Cancer Prevention and Research Institute of Texas helps bring Yang Gao, Kevin McHugh to Houston
Rice University will add two tenure-track faculty members this year with the help of grants from the Cancer Prevention and Research Institute of Texas (CPRIT).
Structural biologist Yang Gao and bioengineer Kevin McHugh will both start on July 1, with offices and labs at the BioScience Research Collaborative. Rice won a pair of $2 million CPRIT grants to recruit them to the university.
Gao will join Rice from the National Institutes of Health (NIH) Laboratory of Molecular Biology, a branch of the National Institute of Diabetes and Digestive and Kidney Diseases. He earned an undergraduate degree at the University of Science and Technology of China and his doctorate at Iowa State University.

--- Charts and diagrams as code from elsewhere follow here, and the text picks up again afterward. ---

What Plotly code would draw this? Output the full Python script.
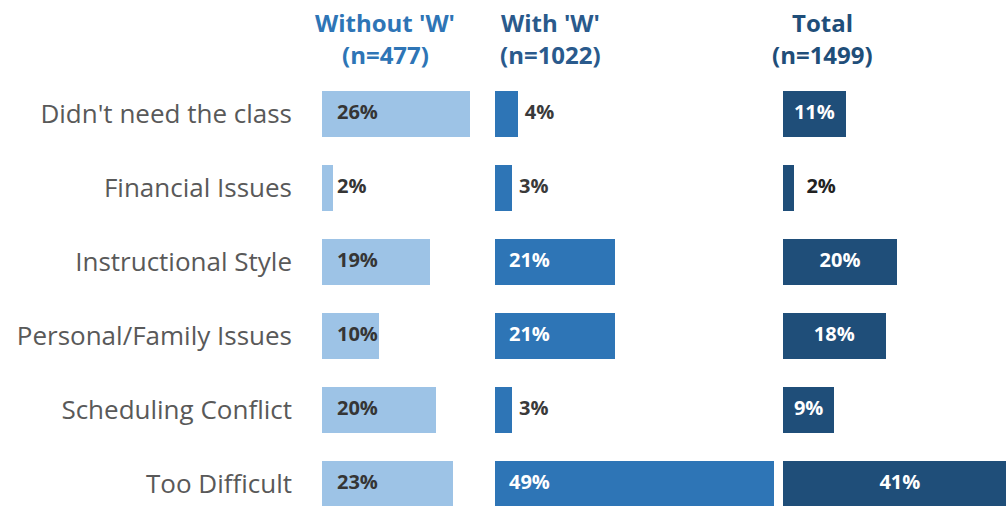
import plotly.graph_objects as go
from plotly.subplots import make_subplots

# Reasons for not completing the class, share of respondents (%)
categories = ["Didn't need the class", "Financial Issues", "Instructional Style",
              "Personal/Family Issues", "Scheduling Conflict", "Too Difficult"]
without_w = [26, 2, 19, 10, 20, 23]
with_w = [4, 3, 21, 21, 3, 49]
total = [11, 2, 20, 18, 9, 41]

group_titles = ["Without 'W'", "With 'W'", "Total"]
group_counts = ["(n=477)", "(n=1022)", "(n=1499)"]

W, H = 1006, 506
ML, MT = 322, 77
PX_PER_PCT = 5.7
ROW_PX = 74.0
col_px = [173, 288, 223]

bar_colors = ["#9DC3E6", "#2E75B6", "#1F4E79"]
head_colors = ["#2E75B6", "#2A5A8C", "#1F4E79"]
FONT = "Open Sans"
LABEL_SIZE = 20

fig = make_subplots(rows=1, cols=3, shared_yaxes=True, horizontal_spacing=0,
                    column_widths=col_px)

series = [without_w, with_w, total]
for i, vals in enumerate(series):
    fig.add_trace(go.Bar(x=vals, y=categories, orientation="h",
                         marker=dict(color=bar_colors[i], line=dict(width=0)),
                         width=0.62, hoverinfo="skip"), row=1, col=i + 1)


def pad(px):
    return px / PX_PER_PCT


# panel 1: labels sit at a fixed offset from the baseline
fig.add_trace(go.Scatter(x=[pad(15)] * len(without_w), y=categories, mode="text",
                         text=[f"{v}%" for v in without_w], textposition="middle right",
                         textfont=dict(family=FONT, size=LABEL_SIZE, color="#353535",
                                       weight="bold"),
                         hoverinfo="skip"), row=1, col=1)
# panel 2: inside at the base, or just past the end of short bars
x2 = [pad(14) if v >= 5 else v + pad(7) for v in with_w]
c2 = ["white" if v >= 5 else "#3A3A3A" for v in with_w]
fig.add_trace(go.Scatter(x=x2, y=categories, mode="text",
                         text=[f"{v}%" for v in with_w], textposition="middle right",
                         textfont=dict(family=FONT, size=LABEL_SIZE, color=c2, weight="bold"),
                         hoverinfo="skip"), row=1, col=2)
# panel 3: centred inside, or past the end of short bars
x3 = [v / 2 if v >= 5 else v + pad(12) for v in total]
p3 = ["middle center" if v >= 5 else "middle right" for v in total]
c3 = ["white" if v >= 5 else "#222222" for v in total]
fig.add_trace(go.Scatter(x=x3, y=categories, mode="text",
                         text=[f"{v}%" for v in total], textposition=p3,
                         textfont=dict(family=FONT, size=LABEL_SIZE, color=c3, weight="bold"),
                         hoverinfo="skip"), row=1, col=3)

for i in range(3):
    fig.update_xaxes(range=[0, col_px[i] / PX_PER_PCT], visible=False,
                     showgrid=False, zeroline=False, row=1, col=i + 1)

plot_h = H - MT
top_val = -0.5
bottom_val = top_val + plot_h / ROW_PX
fig.update_yaxes(categoryorder="array", categoryarray=categories,
                 range=[bottom_val, top_val], showgrid=False, zeroline=False,
                 showline=False, ticks="")
fig.update_yaxes(showticklabels=True, ticklabelstandoff=29,
                 tickfont=dict(family=FONT, size=26, color="#595959"), row=1, col=1)

# Column headers
centers = [385, 550, 822]
for i in range(3):
    xp = (centers[i] - ML) / (W - ML)
    for line, py in ((group_titles[i], 22), (group_counts[i], 55)):
        fig.add_annotation(x=xp, y=1 + (MT - py) / plot_h, xref="paper", yref="paper",
                           text=f"<b>{line}</b>", showarrow=False,
                           xanchor="center", yanchor="middle",
                           font=dict(family=FONT, size=24, color=head_colors[i]))

fig.update_layout(width=W, height=H, margin=dict(l=ML, r=0, t=MT, b=0),
                  plot_bgcolor="white", paper_bgcolor="white", showlegend=False,
                  bargap=0)

fig.write_html("out.html")
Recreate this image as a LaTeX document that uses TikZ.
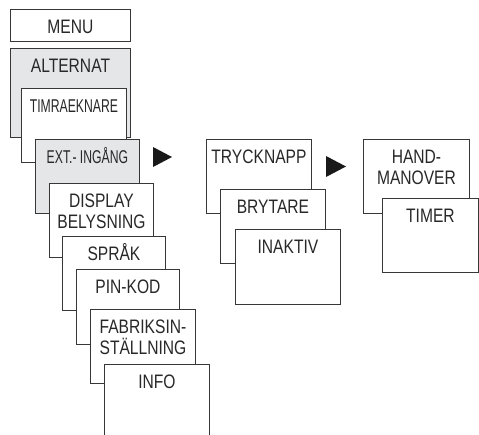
\documentclass[tikz,border=0pt]{standalone}
\usepackage{fontspec}
\setmainfont{Liberation Sans}[FakeStretch=0.8]
\newfontfamily\narrowfont{Liberation Sans}[FakeStretch=0.66]
\usepackage{tikz}
\definecolor{linegray}{RGB}{55,55,55}
\definecolor{boxgray}{RGB}{229,230,232}
\definecolor{txtgray}{RGB}{40,40,40}
\definecolor{tipblack}{RGB}{25,25,25}

\begin{document}
\begin{tikzpicture}[x=1pt, y=-1pt,
                    box/.style={rectangle, draw=linegray, fill=white, line width=0.9pt, inner sep=0pt,
                                anchor=north west, minimum width=105pt, minimum height=74pt},
                    graybox/.style={box, fill=boxgray},
                    lbl/.style={anchor=north, inner sep=0pt, yshift=-10pt, text height=14.5pt, align=center,
                                text=txtgray, font=\fontsize{19.5}{21}\selectfont},
                    twolbl/.style={lbl, yshift=-21pt},
                    narrowlbl/.style={lbl, font=\narrowfont\fontsize{18.5}{21}\selectfont}]
    \clip (0,0) rectangle (479,434);

    % Main menu column
    \node [box, minimum width=120pt, minimum height=32pt, label={[lbl]north:MENU}] (menu) at (10,9) {};
    \node [graybox, minimum width=120pt, minimum height=89pt, label={[lbl]north:ALTERNAT}] (alternat) at (10,48) {};
    \node [box, label={[narrowlbl]north:TIMRAEKNARE}] (timraeknare) at (21,88) {};
    \node [graybox, minimum width=104pt, label={[narrowlbl]north:EXT.- INGÅNG}] (ext_in) at (35,139) {};
    \node [box, minimum width=104pt, label={[twolbl]north:DISPLAY\\BELYSNING}] (display) at (49,183) {};
    \node [box, minimum width=103pt, label={[lbl]north:SPRÅK}] (sprak) at (62,236) {};
    \node [box, minimum width=103pt, minimum height=75pt, label={[lbl]north:PIN-KOD}] (pin_kod) at (76,269) {};
    \node [box, label={[twolbl]north:FABRIKSIN-\\STÄLLNING}] (fabrik) at (90,309) {};
    \node [box, minimum height=90pt, label={[lbl]north:INFO}] (info) at (104,364) {};

    % Input choices
    \node [box, label={[lbl]north:TRYCKNAPP}] (tryck) at (206,139) {};
    \node [box, label={[lbl]north:BRYTARE}] (brytare) at (220,189) {};
    \node [box, minimum height=75pt, label={[lbl]north:INAKTIV}] (inaktiv) at (235,229) {};

    % Push button modes
    \node [box, minimum width=106pt, label={[twolbl]north:HAND-\\MANOVER}] (hand) at (363,139) {};
    \node [box, minimum width=96pt, label={[lbl]north:TIMER}] (timer) at (382,198) {};

    % Draw the navigation arrows
    \coordinate (nav_a) at (153,147);
    \coordinate (nav_b) at (326,156);
    \fill [tipblack] (nav_a) -- ++(0,20) -- ++(19,-10) -- cycle;
    \fill [tipblack] (nav_b) -- ++(0,21) -- ++(20,-10.5) -- cycle;
\end{tikzpicture}
\end{document}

Gao turned to structural biology as a postdoctoral researcher at NIH.
“We look at how proteins work on DNA, how they replicate and how they repair DNA,” he said. “When this process goes wrong, it leads to all kinds of diseases, most importantly cancer.”
At Rice, he plans to further his analysis of key proteins in DNA replication and repair, of mutations generated when the process fails and of replication/repair pathways for cancer treatment.
McHugh comes to Rice from the Langer Lab at Massachusetts Institute of Technology, where he is a senior postdoctoral associate. He earned his undergraduate degree at Case Western Reserve University and his doctorate at Boston University, both in biomedical engineering.
McHugh focuses on biomaterials for drug delivery and regenerative medicine. He was lead author of a September 2017 Science paper on 3D printing of fillable microstructures for drug delivery.
“As a postdoc, my focus has been on a single-injection vaccine to get the specific release kinetics that will confer some benefit for the developing world, where you don’t necessarily get to see a patient more than once,” he said.
McHugh plans to adapt his delivery platforms for immunotherapy drugs called stimulator of interferon gene (aka STING) agonists.
“If we can reignite the immune system inside a tumor, where it’s normally dormant, we can have immunotherapy that is a lot more effective,” McHugh said.
The grants are among more than $31 million CPRIT awarded in the current round to recruit eminent cancer researchers to Texas. CPRIT was approved by state taxpayers in a 2007 ballot initiative, providing $3 billion to support cancer research statewide. To date, the agency has awarded $2.3 billion in grants to Texas researchers, institutions and organizations through its academic research, prevention and product development research programs.